Make an exact transcription of the material, leaving out all images.

=====

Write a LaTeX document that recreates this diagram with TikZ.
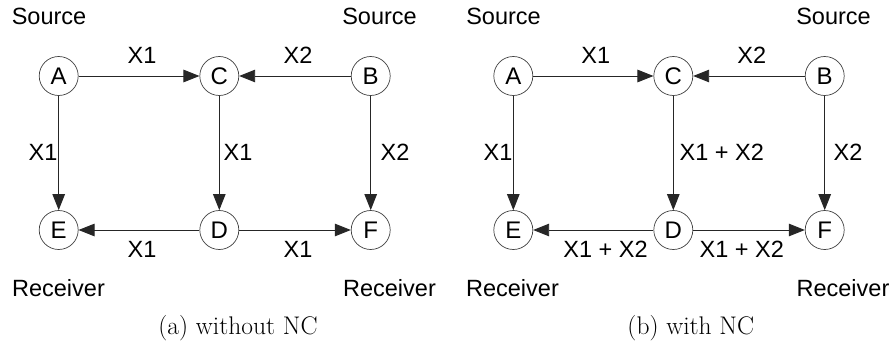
\documentclass[tikz,border=0pt]{standalone}
\usepackage{fontspec}
\newfontfamily\arial{Liberation Sans}
\usetikzlibrary{arrows.meta}
\begin{document}
\begin{tikzpicture}[x=1pt,y=-1pt,
  nd/.style={circle,draw=black!75,line width=0.7pt,minimum size=39pt,inner sep=0pt,font=\arial\fontsize{24}{24}\selectfont},
  lbl/.style={font=\arial\fontsize{23.5}{24}\selectfont,inner sep=0pt},
  captxt/.style={font=\fontsize{25.5}{27}\selectfont,inner sep=0pt},
  conn/.style={draw=black!85,line width=0.9pt,-{Triangle[length=16pt,width=12.5pt]}}]
\useasboundingbox (0,0) rectangle (893,345);
% ---------- panel (a)
\node[nd] (A) at (58.7,76) {A};
\node[nd] (C) at (219.3,76) {C};
\node[nd] (B) at (370.7,76) {B};
\node[nd] (E) at (58.7,230) {E};
\node[nd] (D) at (219.3,230) {D};
\node[nd] (F) at (370.7,230) {F};
\draw[conn] (A) -- (C);
\draw[conn] (B) -- (C);
\draw[conn] (A) -- (E);
\draw[conn] (C) -- (D);
\draw[conn] (B) -- (F);
\draw[conn] (D) -- (E);
\draw[conn] (D) -- (F);
\node[lbl] (s1) at (49,16) {Source};
\node[lbl] (s2) at (379.5,16) {Source};
\node[lbl] (r1) at (58.5,288) {Receiver};
\node[lbl] (r2) at (389.5,288) {Receiver};
\node[lbl] (l1) at (142,55) {X1};
\node[lbl] (l2) at (298,55) {X2};
\node[lbl] (l3) at (43,152) {X1};
\node[lbl] (l4) at (238,152) {X1};
\node[lbl] (l5) at (395,152) {X2};
\node[lbl] (l6) at (142,249) {X1};
\node[lbl] (l7) at (298,249) {X1};
\node[captxt] (ca) at (238,328) {(a) without NC};
% ---------- panel (b)
\node[nd] (A2) at (513.3,76) {A};
\node[nd] (C2) at (673.3,76) {C};
\node[nd] (B2) at (824.7,76) {B};
\node[nd] (E2) at (513.3,230) {E};
\node[nd] (D2) at (673.3,230) {D};
\node[nd] (F2) at (824.7,230) {F};
\draw[conn] (A2) -- (C2);
\draw[conn] (B2) -- (C2);
\draw[conn] (A2) -- (E2);
\draw[conn] (C2) -- (D2);
\draw[conn] (B2) -- (F2);
\draw[conn] (D2) -- (E2);
\draw[conn] (D2) -- (F2);
\node[lbl] (s3) at (503.5,16) {Source};
\node[lbl] (s4) at (833.5,16) {Source};
\node[lbl] (r3) at (512.5,288) {Receiver};
\node[lbl] (r4) at (843,288) {Receiver};
\node[lbl] (m1) at (595.7,55) {X1};
\node[lbl] (m2) at (751.7,55) {X2};
\node[lbl] (m3) at (498,152) {X1};
\node[lbl] (m4) at (721.7,152) {X1 + X2};
\node[lbl] (m5) at (848,152) {X2};
\node[lbl] (m6) at (605.5,249) {X1 + X2};
\node[lbl] (m7) at (741.7,249) {X1 + X2};
\node[captxt] (cb) at (690.8,328) {(b) with NC};
\end{tikzpicture}
\end{document}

=====

Reply to the exercise:
Write a LaTeX document that recreates this diagram with TikZ.
\documentclass[tikz,border=0pt]{standalone}
\usepackage{fontspec}
\newfontfamily\arial{Liberation Sans}
\usetikzlibrary{arrows.meta}
\begin{document}
\begin{tikzpicture}[x=1pt,y=-1pt,
  nd/.style={circle,draw=black!75,line width=0.7pt,minimum size=39pt,inner sep=0pt,font=\arial\fontsize{24}{24}\selectfont},
  lbl/.style={font=\arial\fontsize{23.5}{24}\selectfont,inner sep=0pt},
  captxt/.style={font=\fontsize{25.5}{27}\selectfont,inner sep=0pt},
  conn/.style={draw=black!85,line width=0.9pt,-{Triangle[length=16pt,width=12.5pt]}}]
\useasboundingbox (0,0) rectangle (893,345);
% ---------- panel (a)
\node[nd] (A) at (58.7,76) {A};
\node[nd] (C) at (219.3,76) {C};
\node[nd] (B) at (370.7,76) {B};
\node[nd] (E) at (58.7,230) {E};
\node[nd] (D) at (219.3,230) {D};
\node[nd] (F) at (370.7,230) {F};
\draw[conn] (A) -- (C);
\draw[conn] (B) -- (C);
\draw[conn] (A) -- (E);
\draw[conn] (C) -- (D);
\draw[conn] (B) -- (F);
\draw[conn] (D) -- (E);
\draw[conn] (D) -- (F);
\node[lbl] (s1) at (49,16) {Source};
\node[lbl] (s2) at (379.5,16) {Source};
\node[lbl] (r1) at (58.5,288) {Receiver};
\node[lbl] (r2) at (389.5,288) {Receiver};
\node[lbl] (l1) at (142,55) {X1};
\node[lbl] (l2) at (298,55) {X2};
\node[lbl] (l3) at (43,152) {X1};
\node[lbl] (l4) at (238,152) {X1};
\node[lbl] (l5) at (395,152) {X2};
\node[lbl] (l6) at (142,249) {X1};
\node[lbl] (l7) at (298,249) {X1};
\node[captxt] (ca) at (238,328) {(a) without NC};
% ---------- panel (b)
\node[nd] (A2) at (513.3,76) {A};
\node[nd] (C2) at (673.3,76) {C};
\node[nd] (B2) at (824.7,76) {B};
\node[nd] (E2) at (513.3,230) {E};
\node[nd] (D2) at (673.3,230) {D};
\node[nd] (F2) at (824.7,230) {F};
\draw[conn] (A2) -- (C2);
\draw[conn] (B2) -- (C2);
\draw[conn] (A2) -- (E2);
\draw[conn] (C2) -- (D2);
\draw[conn] (B2) -- (F2);
\draw[conn] (D2) -- (E2);
\draw[conn] (D2) -- (F2);
\node[lbl] (s3) at (503.5,16) {Source};
\node[lbl] (s4) at (833.5,16) {Source};
\node[lbl] (r3) at (512.5,288) {Receiver};
\node[lbl] (r4) at (843,288) {Receiver};
\node[lbl] (m1) at (595.7,55) {X1};
\node[lbl] (m2) at (751.7,55) {X2};
\node[lbl] (m3) at (498,152) {X1};
\node[lbl] (m4) at (721.7,152) {X1 + X2};
\node[lbl] (m5) at (848,152) {X2};
\node[lbl] (m6) at (605.5,249) {X1 + X2};
\node[lbl] (m7) at (741.7,249) {X1 + X2};
\node[captxt] (cb) at (690.8,328) {(b) with NC};
\end{tikzpicture}
\end{document}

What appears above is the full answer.